Copy exactly, and only, the lines below from the first through the one containing "(tel) at (265,459)", both included; pictures are omitted.

> [Information provided]
——
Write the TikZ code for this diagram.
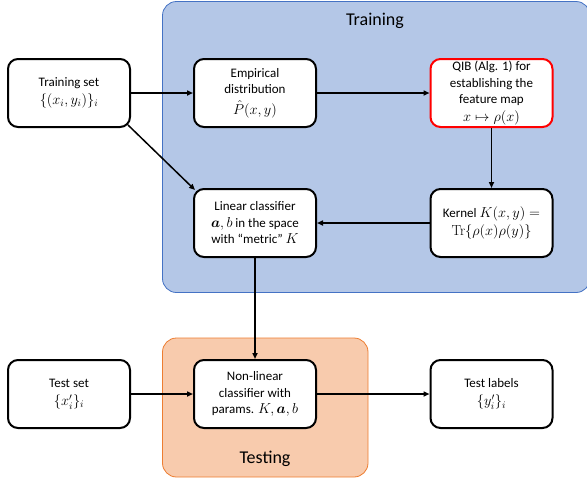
\documentclass[tikz,border=0pt]{standalone}
\usepackage{amsmath}
\usepackage{fontspec}
\setmainfont{Carlito}
\newfontfamily\lmrom{Latin Modern Roman}
\usetikzlibrary{arrows.meta,calc}
\definecolor{trainfill}{HTML}{B4C7E7}
\definecolor{trainline}{HTML}{4472C4}
\definecolor{testfill}{HTML}{F8CBAD}
\definecolor{testline}{HTML}{ED7D31}
\newcommand\mm[1]{{\fontsize{14.5}{16}\selectfont$#1$}}
\newcommand\trop{\text{\lmrom Tr}}
\tikzset{
  box/.style={draw=black, line width=2pt, fill=white, rounded corners=10pt,
    minimum width=122pt, minimum height=68pt, align=center, inner sep=2pt,
    font=\fontsize{13}{16.5}\selectfont},
  redbox/.style={box, draw=red},
  arr/.style={line width=1.5pt, -{Triangle[length=6pt,width=5pt]}},
  region/.style={rounded corners=14pt, line width=0.8pt},
  title/.style={font=\fontsize{18}{20}\selectfont}
}
\begin{document}
\begin{tikzpicture}[x=1pt,y=-1pt]
\useasboundingbox (0,0) rectangle (587,483);
\draw[region, fill=trainfill, draw=trainline] (162.5,1.5) rectangle (590,292.5);
\draw[region, fill=testfill, draw=testline] (162.5,338) rectangle (368,477);
\node[title] (trl) at (375,21) {Training};
\node[title] (tel) at (265,459) {Testing};

\node[box] (ts) at (69,93) {Training set\\[1pt] \mm{\{(x_i,y_i)\}_i}};
\node[box] (emp) at (255,93) {Empirical\\ distribution\\[4pt] \mm{\hat{P}(x,y)}};
\node[redbox] (qib) at (491.5,93) {QIB (Alg. 1) for\\ establishing the\\ feature map\\[1pt] \mm{x\mapsto\rho(x)}};
\node[box] (ker) at (491.5,223) {Kernel \mm{K(x,y) =}\\[1pt] \mm{\trop\{\rho(x)\rho(y)\}}};
\node[box] (lin) at (255,223) {Linear classifier\\ \mm{\boldsymbol{a},b}\ in the space\\ with “metric” \mm{K}};
\node[box] (nl) at (255,394) {Non-linear\\ classifier with\\ params. \mm{K,\boldsymbol{a},b}};
\node[box] (test) at (69,394) {Test set\\[2pt] \mm{\{x_i'\}_i}};
\node[box] (tl) at (491.5,394) {Test labels\\[2pt] \mm{\{y_i'\}_i}};

\draw[arr] (ts) -- (emp);
\draw[arr] (emp) -- (qib);
\draw[arr] (qib) -- (ker);
\draw[arr] (ker) -- (lin);
\draw[arr] ($(ts.south east)+(-3,-3)$) -- ($(lin.north west)+(2,2)$);
\draw[arr] (lin) -- (nl);
\draw[arr] (test) -- (nl);
\draw[arr] (nl) -- (tl);
\end{tikzpicture}
\end{document}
——
> [Task response]
Write the TikZ code for this diagram.
\documentclass[tikz,border=0pt]{standalone}
\usepackage{amsmath}
\usepackage{fontspec}
\setmainfont{Carlito}
\newfontfamily\lmrom{Latin Modern Roman}
\usetikzlibrary{arrows.meta,calc}
\definecolor{trainfill}{HTML}{B4C7E7}
\definecolor{trainline}{HTML}{4472C4}
\definecolor{testfill}{HTML}{F8CBAD}
\definecolor{testline}{HTML}{ED7D31}
\newcommand\mm[1]{{\fontsize{14.5}{16}\selectfont$#1$}}
\newcommand\trop{\text{\lmrom Tr}}
\tikzset{
  box/.style={draw=black, line width=2pt, fill=white, rounded corners=10pt,
    minimum width=122pt, minimum height=68pt, align=center, inner sep=2pt,
    font=\fontsize{13}{16.5}\selectfont},
  redbox/.style={box, draw=red},
  arr/.style={line width=1.5pt, -{Triangle[length=6pt,width=5pt]}},
  region/.style={rounded corners=14pt, line width=0.8pt},
  title/.style={font=\fontsize{18}{20}\selectfont}
}
\begin{document}
\begin{tikzpicture}[x=1pt,y=-1pt]
\useasboundingbox (0,0) rectangle (587,483);
\draw[region, fill=trainfill, draw=trainline] (162.5,1.5) rectangle (590,292.5);
\draw[region, fill=testfill, draw=testline] (162.5,338) rectangle (368,477);
\node[title] (trl) at (375,21) {Training};
\node[title] (tel) at (265,459) {Testing};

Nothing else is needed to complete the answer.